Mr. Moreno-Ocampo confirmed that there were no national proceedings in relation to the "massive crimes" investigated by the Court in the Sudan. The Office of the Prosecutor thanked the Gambia, Mali, Netherlands, Nigeria and Senegal, among other countries, for facilitating its investigative missions, helping protect victims and witnesses, and facilitating the initial appearance of the first individuals to have agreed to appear before the International Criminal Court.

He said that, in the coming six months, and in accordance with its mandate, the Office of the Prosecutor would continue monitoring ongoing crimes, galvanizing efforts to arrest fugitives and building cooperation with regional organizations. However, it would not be opening new investigations and would focus on any new decisions affecting displaced persons, the spill-over of violence from Darfur into Chad and the use of child soldiers by different parties, including some rebel movements. In those activities, the Prosecutor's Office was consulting with the African Union high-level panel led by former South African President Thabo Mbeki, and Jean Ping, Chairperson of the African Union Commission.

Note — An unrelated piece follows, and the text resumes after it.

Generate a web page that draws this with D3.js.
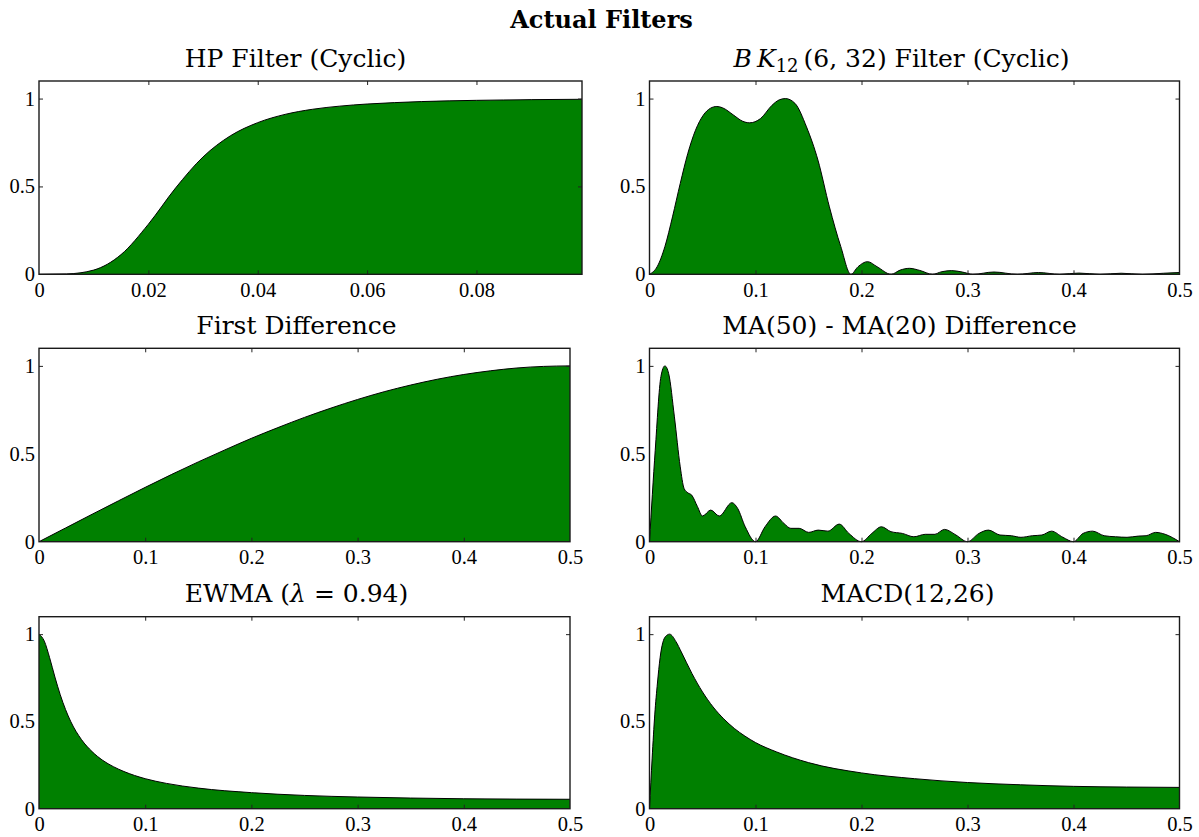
<!DOCTYPE html>
<html>
<head>
<meta charset="utf-8">
<script src="https://cdn.jsdelivr.net/npm/d3@7"></script>
<style>
  html, body { margin: 0; padding: 0; background: #fff; }
  svg { display: block; }
  .tick text { font-family: "Liberation Serif", "Times New Roman", serif; font-size: 20.5px; fill: #000; }
  .tick line { stroke: #222; stroke-width: 1; }
  .ptitle { font-family: "DejaVu Serif", serif; font-size: 25px; fill: #000; }
</style>
</head>
<body>
<div id="chart"></div>
<script>
// values (frequency, normalised gain)
const hpFreq = [0, 0.005, 0.01, 0.015, 0.02, 0.025, 0.03, 0.035, 0.04, 0.045, 0.05, 0.055, 0.06, 0.065, 0.07, 0.075, 0.08, 0.085, 0.09, 0.0993];
const hpGain = [0, 0.002, 0.024, 0.112, 0.285, 0.492, 0.668, 0.788, 0.863, 0.910, 0.939, 0.957, 0.969, 0.977, 0.983, 0.987, 0.990, 0.992, 0.994, 0.996];

const bkFreq = [0, 0.0072, 0.0145, 0.0217, 0.029, 0.0362, 0.0434, 0.0507, 0.0575, 0.0635, 0.0687, 0.0795, 0.0875, 0.0945, 0.1047, 0.1156, 0.1225, 0.1282, 0.1372, 0.1481, 0.1589, 0.1697, 0.1805, 0.19,
  0.1967, 0.2057, 0.2147, 0.228, 0.2365, 0.2453, 0.255, 0.267, 0.276, 0.285, 0.295, 0.305, 0.325, 0.347, 0.367, 0.387, 0.405, 0.425, 0.445, 0.465, 0.485, 0.5];
const bkGain = [0, 0.043, 0.157, 0.327, 0.517, 0.689, 0.82, 0.905, 0.945, 0.955, 0.948, 0.905, 0.872, 0.862, 0.886, 0.962, 0.993, 1.0, 0.973, 0.839, 0.65, 0.384, 0.157, 0,
  0.043, 0.072, 0.043, 0, 0.024, 0.034, 0.022, 0, 0.015, 0.021, 0.013, 0, 0.013, 0, 0.01, 0, 0.007, 0, 0.006, 0, 0.006, 0.01];

const fdFreq = [0, 0.025, 0.05, 0.075, 0.1, 0.125, 0.15, 0.175, 0.2, 0.225, 0.25, 0.275, 0.3, 0.325, 0.35, 0.375, 0.4, 0.425, 0.45, 0.475, 0.5];
const fdGain = [0, 0.078, 0.156, 0.233, 0.309, 0.383, 0.454, 0.522, 0.588, 0.649, 0.707, 0.760, 0.809, 0.853, 0.891, 0.924, 0.951, 0.972, 0.988, 0.997, 1.0];

const maFreq = [0, 0.0054, 0.0108, 0.0145, 0.0181, 0.0235, 0.029, 0.0326, 0.0362, 0.0398, 0.0452, 0.05, 0.0578, 0.0658, 0.0777, 0.0831, 0.0903, 0.1,
  0.109, 0.1189, 0.1268, 0.1333, 0.1412, 0.1502, 0.1592, 0.1683, 0.179, 0.1881, 0.2,
  0.2097, 0.2188, 0.2278, 0.2386, 0.2494, 0.2602, 0.2693, 0.2783, 0.2891, 0.3,
  0.3108, 0.3198, 0.3306, 0.3414, 0.3504, 0.3612, 0.3702, 0.3792, 0.39, 0.4,
  0.409, 0.4181, 0.4289, 0.4397, 0.4505, 0.4613, 0.4685, 0.4775, 0.4865, 0.5];
const maGain = [0, 0.52, 0.94, 1.0, 0.956, 0.71, 0.426, 0.303, 0.278, 0.265, 0.2, 0.146, 0.18, 0.146, 0.222, 0.19, 0.085, 0,
  0.085, 0.146, 0.104, 0.076, 0.076, 0.053, 0.066, 0.06, 0.1, 0.047, 0,
  0.047, 0.085, 0.057, 0.047, 0.028, 0.042, 0.042, 0.07, 0.038, 0,
  0.047, 0.066, 0.038, 0.034, 0.025, 0.034, 0.038, 0.06, 0.025, 0,
  0.047, 0.06, 0.034, 0.028, 0.025, 0.032, 0.034, 0.053, 0.042, 0];

const ewFreq = [0, 0.005, 0.01, 0.015, 0.02, 0.025, 0.03, 0.04, 0.05, 0.06, 0.07, 0.08, 0.1, 0.12, 0.15, 0.2, 0.25, 0.3, 0.35, 0.4, 0.45, 0.5];
const ewGain = [1.0, 0.960, 0.865, 0.754, 0.653, 0.568, 0.498, 0.396, 0.327, 0.277, 0.241, 0.213, 0.172, 0.145, 0.118, 0.092, 0.076, 0.067, 0.061, 0.057, 0.055, 0.054];

const mcFreq = [0, 0.0025, 0.005, 0.0075, 0.01, 0.015, 0.019, 0.025, 0.03, 0.04, 0.05, 0.06, 0.07, 0.08, 0.09, 0.1, 0.12, 0.15, 0.2, 0.25, 0.3, 0.35, 0.4, 0.45, 0.5];
const mcGain = [0, 0.29, 0.542, 0.72, 0.865, 0.986, 1.0, 0.957, 0.898, 0.775, 0.669, 0.583, 0.515, 0.460, 0.416, 0.379, 0.325, 0.264, 0.205, 0.172, 0.150, 0.137, 0.128, 0.124, 0.122];

const xTicksHP = [0, 0.02, 0.04, 0.06, 0.08];
const xTicksHalf = [0, 0.1, 0.2, 0.3, 0.4, 0.5];
const yTicks = [0, 0.5, 1];

// layout
const W = 1199, H = 837;
const ROWS = [
  { t: 81, b: 274.3, title: 66.5 },
  { t: 348.3, b: 541.7, title: 334 },
  { t: 616.7, b: 808.7, title: 602 }
];
const GREEN = "#008000";

const panels = [
  { row: 0, x0: 39, x1: 582, xMax: 0.0993, ticks: xTicksHP, freq: hpFreq, gain: hpGain, tx: 295.5,
    title: [{ t: "HP Filter (Cyclic)" }] },
  { row: 0, x0: 649.5, x1: 1179.5, xMax: 0.5, ticks: xTicksHalf, freq: bkFreq, gain: bkGain, tx: 901.5,
    title: [{ t: "B\u2009K", it: true }, { t: "12", sub: true }, { t: "\u2009(6, 32) Filter (Cyclic)" }] },
  { row: 1, x0: 39, x1: 570, xMax: 0.5, ticks: xTicksHalf, freq: fdFreq, gain: fdGain, tx: 296.5,
    title: [{ t: "First Difference" }] },
  { row: 1, x0: 649.5, x1: 1179.5, xMax: 0.5, ticks: xTicksHalf, freq: maFreq, gain: maGain, tx: 899.5,
    title: [{ t: "MA(50) - MA(20) Difference" }] },
  { row: 2, x0: 39, x1: 570, xMax: 0.5, ticks: xTicksHalf, freq: ewFreq, gain: ewGain, tx: 296.5,
    title: [{ t: "EWMA (" }, { t: "\u03bb", it: true }, { t: " = 0.94)" }] },
  { row: 2, x0: 649.5, x1: 1179.5, xMax: 0.5, ticks: xTicksHalf, freq: mcFreq, gain: mcGain, tx: 907.5,
    title: [{ t: "MACD(12,26)" }] }
];

const svg = d3.select("#chart").append("svg").attr("width", W).attr("height", H);
svg.append("rect").attr("width", W).attr("height", H).attr("fill", "#fff");

svg.append("text").attr("x", 601.5).attr("y", 28.3).attr("text-anchor", "middle")
  .style("font-family", "DejaVu Serif, serif").style("font-weight", "bold").style("font-size", "24px")
  .text("Actual Filters");

const fmt = (d) => String(d);

function drawPanel(p) {
  const r = ROWS[p.row];
  const g = svg.append("g");
  const x = d3.scaleLinear().domain([0, p.xMax]).range([p.x0, p.x1]);
  const y = d3.scaleLinear().domain([0, 1.1]).range([r.b, r.t]);
  const pts = p.freq.map((f, i) => [f, p.gain[i]]);

  g.append("path").datum(pts).attr("fill", GREEN)
    .attr("d", d3.area().x((d) => x(d[0])).y0(y(0)).y1((d) => y(d[1])).curve(d3.curveMonotoneX));
  g.append("path").datum(pts).attr("fill", "none").attr("stroke", "#000").attr("stroke-width", 1)
    .attr("d", d3.line().x((d) => x(d[0])).y((d) => y(d[1])).curve(d3.curveMonotoneX));

  // inward ticks on all four sides, labels only bottom and left
  g.append("g").attr("transform", `translate(0,${r.b})`)
    .call(d3.axisBottom(x).tickValues(p.ticks).tickFormat(fmt).tickSizeInner(-4).tickSizeOuter(0).tickPadding(8))
    .call((a) => a.select(".domain").remove());
  g.append("g").attr("transform", `translate(0,${r.t})`)
    .call(d3.axisTop(x).tickValues(p.ticks).tickFormat("").tickSizeInner(-4).tickSizeOuter(0))
    .call((a) => a.select(".domain").remove());
  g.append("g").attr("transform", `translate(${p.x0},0)`)
    .call(d3.axisLeft(y).tickValues(yTicks).tickFormat(fmt).tickSizeInner(-4).tickSizeOuter(0).tickPadding(4))
    .call((a) => a.select(".domain").remove());
  g.append("g").attr("transform", `translate(${p.x1},0)`)
    .call(d3.axisRight(y).tickValues(yTicks).tickFormat("").tickSizeInner(-4).tickSizeOuter(0))
    .call((a) => a.select(".domain").remove());
  g.selectAll(".tick line").filter((d) => d === 0 || d === p.xMax).remove();

  g.append("rect").attr("x", p.x0).attr("y", r.t).attr("width", p.x1 - p.x0).attr("height", r.b - r.t)
    .attr("fill", "none").attr("stroke", "#1a1a1a").attr("stroke-width", 1.4);

  const t = g.append("text").attr("class", "ptitle").attr("x", p.tx).attr("y", r.title).attr("text-anchor", "middle");
  let shifted = false;
  p.title.forEach((s) => {
    const span = t.append("tspan").text(s.t);
    if (s.it) span.style("font-style", "italic");
    if (s.sub) { span.style("font-size", "18px").attr("dy", 5); shifted = true; }
    else if (shifted) { span.attr("dy", -5); shifted = false; }
  });
}

panels.forEach(drawPanel);
</script>
</body>
</html>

Noting that the League of Arab States had been working for the adoption of a criminal code that would include crimes covered by the Rome Statute, he said that could help turn the tide against the climate of impunity prevailing in Darfur. "Should regional organizations succeed in promoting national accountability mechanisms for the victims of other crimes, and stop new abuses, we would not need to further intervene."

The meeting began at 10:15 a.m. and ended at 10:45 a.m.